= Air-gap flash =

Photographic light source capable of producing sub-microsecond light flashes

An air-gap flash is a photographic light source capable of producing sub-microsecond light flashes, allowing for (ultra) high-speed photography. This is achieved by a high-voltage (20 kV typically) electric discharge between two electrodes over the surface of a quartz (or glass) tube. The distance between the electrodes is such that a spontaneous discharge does not occur. To start the discharge a high-voltage pulse (70 kV for example) is applied on an electrode inside the quartz tube.

The flash can be triggered electronically by being synchronised with an electronic detection device such as a microphone or an interrupted laser beam in order to illuminate a fast event. A sub-microsecond flash is fast enough to photographically capture a supersonic bullet in flight without noticeable motion blur.

==History==
The person credited with popularising the flash is Harold Eugene Edgerton, though the earlier scientist Ernst Mach also used a spark gap as a fast photographic lighting system. William Henry Fox Talbot is said to have created the first spark-based flash photo, using a Leyden jar, the original form of the capacitor. Edgerton was one of the founders of EG&G company who sold an air-gap flash under the name Microflash 549. There are several commercial flashes available today.

== Design parameters ==

The aim of a high-speed flash is to be very fast and yet bright enough for adequate exposure. An air-gap flash system typically consists of a capacitor that is discharged through a gas (air in this case). The speed of a flash is mainly determined by the time it takes to discharge the capacitor through the gas. This time is proportional to

$t_{discharge} \propto {\sqrt{LC}}$,

in which L is the inductance and C the capacitance of the system. To be fast, both L and C must be kept small.
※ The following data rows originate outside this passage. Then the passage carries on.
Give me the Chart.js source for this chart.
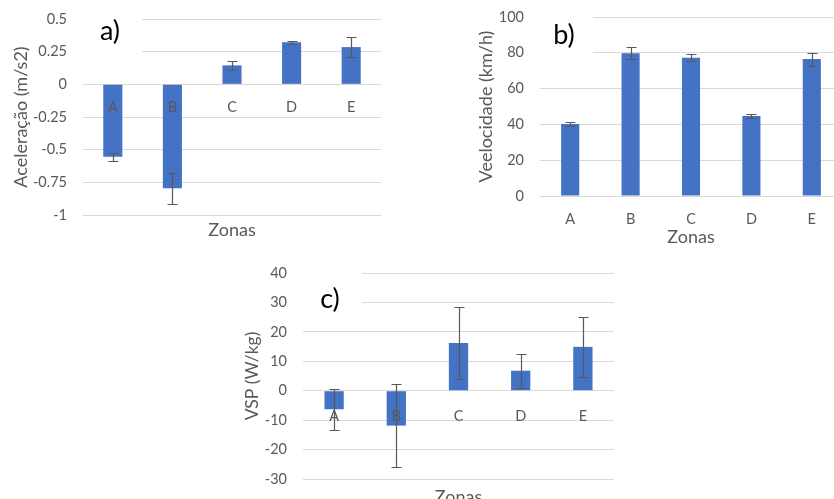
<!DOCTYPE html>
<html>
<head>
<meta charset="utf-8">
<script src="https://cdn.jsdelivr.net/npm/chart.js@4.4.0/dist/chart.umd.min.js"></script>
<style>
  html, body { margin: 0; padding: 0; background: #fff; width: 834px; height: 499px; overflow: hidden; }
  canvas { position: absolute; }
</style>
</head>
<body>
<canvas id="chart-a" width="400" height="250" style="left:0;top:0"></canvas>
<canvas id="chart-b" width="400" height="250" style="left:460px;top:0"></canvas>
<canvas id="chart-c" width="404" height="260" style="left:230px;top:255px"></canvas>
<script>
// zones on the x axis
const zonas = ['A', 'B', 'C', 'D', 'E'];

// a) acceleration (m/s2), mean and error
const aceleracao = [-0.555, -0.795, 0.145, 0.322, 0.285];
const aceleracaoErro = [0.03, 0.12, 0.033, 0.012, 0.075];

// b) speed (km/h)
const velocidade = [40.2, 79.8, 77.3, 44.75, 76.5];
const velocidadeErro = [1.0, 3.4, 2.0, 1.2, 3.6];

// c) VSP (W/kg)
const vsp = [-6.3, -11.85, 16.2, 6.8, 14.9];
const vspErro = [7.0, 14.15, 12.1, 5.75, 10.2];

const FONT = 'Lato';
const GREY = '#595959';
const GRID = '#d9d9d9';
const BLUE = '#4472C4';

/**
 * Panel extras: white box behind the panel letter, error bars,
 * the letter itself and the "Zonas" caption when the x axis sits at zero
 */
const panelExtras = {
  id: 'panelExtras',
  beforeDatasetsDraw(chart, args, opts) {
    if (!opts.maskRight) return;
    const { ctx, chartArea } = chart;
    ctx.save();
    ctx.fillStyle = '#fff';
    ctx.fillRect(chartArea.left - 1, 0, opts.maskRight - chartArea.left + 1, opts.maskBottom);
    ctx.restore();
  },
  afterDraw(chart, args, opts) {
    const { ctx } = chart;
    const ds = chart.data.datasets[0];
    const meta = chart.getDatasetMeta(0);
    const y = chart.scales.y;

    // error bars
    ctx.save();
    ctx.strokeStyle = GREY;
    ctx.lineWidth = 1.2;
    meta.data.forEach((bar, i) => {
      const v = ds.data[i];
      const e = ds.errors[i];
      const hi = Math.round(y.getPixelForValue(v + e)) + 0.5;
      const lo = Math.round(y.getPixelForValue(v - e)) + 0.5;
      const cx = Math.round(bar.x) + 0.5;
      ctx.beginPath();
      ctx.moveTo(cx, hi); ctx.lineTo(cx, lo);
      ctx.moveTo(cx - 5, hi); ctx.lineTo(cx + 5, hi);
      ctx.moveTo(cx - 5, lo); ctx.lineTo(cx + 5, lo);
      ctx.stroke();
    });

    // panel letter
    ctx.fillStyle = '#000';
    ctx.font = `${opts.letterSize}px ${FONT}`;
    ctx.textAlign = 'center';
    ctx.textBaseline = 'middle';
    ctx.fillText(opts.letter, opts.letterX, opts.letterY);

    // x caption for panels whose axis is drawn at zero
    if (opts.caption) {
      const { left, right } = chart.chartArea;
      ctx.fillStyle = GREY;
      ctx.font = `18px ${FONT}`;
      ctx.textBaseline = 'alphabetic';
      ctx.fillText(opts.caption, (left + right) / 2, opts.captionY);
    }
    ctx.restore();
  }
};

function tickText(v) {
  return String(Math.round(v * 100) / 100);
}

function makePanel(id, cfg) {
  const xScale = cfg.xAtZero
    ? {
        position: { y: 0 },
        grid: { display: false },
        border: { display: false },
        ticks: { padding: cfg.xPad, color: GREY, font: { family: FONT, size: 14.5 }, z: 1 }
      }
    : {
        position: 'bottom',
        grid: { display: false },
        border: { display: false },
        ticks: { padding: cfg.xPad, color: GREY, font: { family: FONT, size: 14.5 } },
        title: { display: true, text: 'Zonas', color: GREY, font: { family: FONT, size: 18 }, padding: { top: 0, bottom: 2 } },
        afterFit: s => { s.height = cfg.xHeight; }
      };

  return new Chart(document.getElementById(id), {
    type: 'bar',
    data: {
      labels: zonas,
      datasets: [{
        data: cfg.values,
        errors: cfg.errors,
        backgroundColor: BLUE,
        borderWidth: 0,
        barPercentage: cfg.barPct,
        categoryPercentage: 1
      }]
    },
    options: {
      responsive: false,
      animation: false,
      layout: { padding: cfg.padding },
      plugins: {
        legend: { display: false },
        tooltip: { enabled: false },
        panelExtras: {
          letter: cfg.letter,
          letterX: cfg.letterX,
          letterY: cfg.letterY,
          letterSize: 27,
          maskRight: cfg.maskRight,
          maskBottom: cfg.maskBottom,
          caption: cfg.xAtZero ? 'Zonas' : null,
          captionY: cfg.captionY
        }
      },
      scales: {
        x: xScale,
        y: {
          min: cfg.min,
          max: cfg.max,
          ticks: { stepSize: cfg.step, padding: 0, color: GREY, font: { family: FONT, size: 14.5 }, callback: tickText },
          // invisible tick marks give the gap between labels and plot
          grid: { color: GRID, drawTicks: true, tickLength: 16, tickColor: 'rgba(0,0,0,0)' },
          border: { display: false },
          title: { display: true, text: cfg.yTitle, color: GREY, font: { family: FONT, size: cfg.yTitleSize }, padding: { top: cfg.yTitlePad, bottom: 0 } },
          afterFit: s => { s.width = cfg.yWidth; }
        }
      }
    },
    plugins: [panelExtras]
  });
}

makePanel('chart-a', {
  values: aceleracao, errors: aceleracaoErro,
  min: -1, max: 0.5, step: 0.25,
  yTitle: 'Aceleração (m/s2)', yTitleSize: 18, yTitlePad: 10, yWidth: 83,
  padding: { left: 0, top: 19, right: 19, bottom: 35 },
  xAtZero: true, xPad: 6, captionY: 236,
  barPct: 0.32,
  letter: 'a)', letterX: 110, letterY: 31, maskRight: 142, maskBottom: 60
});

makePanel('chart-b', {
  values: velocidade, errors: velocidadeErro,
  min: 0, max: 100, step: 20,
  yTitle: 'Veelocidade (km/h)', yTitleSize: 18, yTitlePad: 15, yWidth: 80,
  padding: { left: 0, top: 17, right: 18, bottom: 0 },
  xAtZero: false, xPad: 7, xHeight: 54,
  barPct: 0.30,
  letter: 'b)', letterX: 104, letterY: 35, maskRight: 133, maskBottom: 65
});

makePanel('chart-c', {
  values: vsp, errors: vspErro,
  min: -30, max: 40, step: 10,
  yTitle: 'VSP (W/kg)', yTitleSize: 17.5, yTitlePad: 12, yWidth: 73,
  padding: { left: 0, top: 18, right: 20, bottom: 36 },
  xAtZero: true, xPad: 9, captionY: 248,
  barPct: 0.31,
  letter: 'c)', letterX: 100, letterY: 44, maskRight: 132, maskBottom: 62
});
</script>
</body>
</html>
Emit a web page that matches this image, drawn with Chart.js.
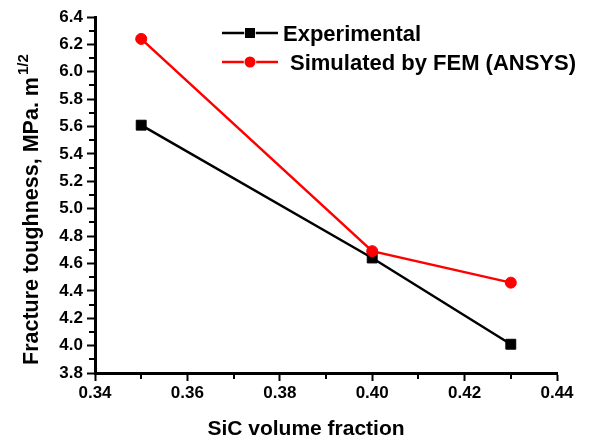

The brightness of the flash is proportional to the energy stored in the capacitor:

$E = {{CV^2} \over 2}$,

where V is the voltage across the capacitor. This shows that high brightness calls for a large capacitance and a high voltage. However, since a large capacitance would have a relatively long discharge time that would make the flash slow, the only practical solution is to use a very high voltage on a relatively small capacitor, with a very low inductance. Typical values are 0.05 µF capacitance, 0.02 µH inductance, 10 J energy, 0.5 µs duration and about 20 MW power.

Air (mainly nitrogen) is preferred as a gas because it is fast. Although xenon has a much higher efficiency in converting energy into light, xenon (because of its afterglow) cannot achieve a flash pulse duration less than about 10 microseconds.

The spark is guided over a quartz surface to improve the light output and benefit from the cooling capacity, making the flash faster. This has a negative effect in the form of quartz erosion because of high energy discharge.

== Spectral properties ==

Since the spark gap discharges in air generating a plasma, the spectrum shows both a continuum and spectral lines, mainly of nitrogen since air is 79% nitrogen.
The spectrum is rich in UV but covers the entire visible range down to infra-red.
When a quartz tube is used as ignition tube, it shows a clear phosphorescence in blue after the flash, induced by the UV.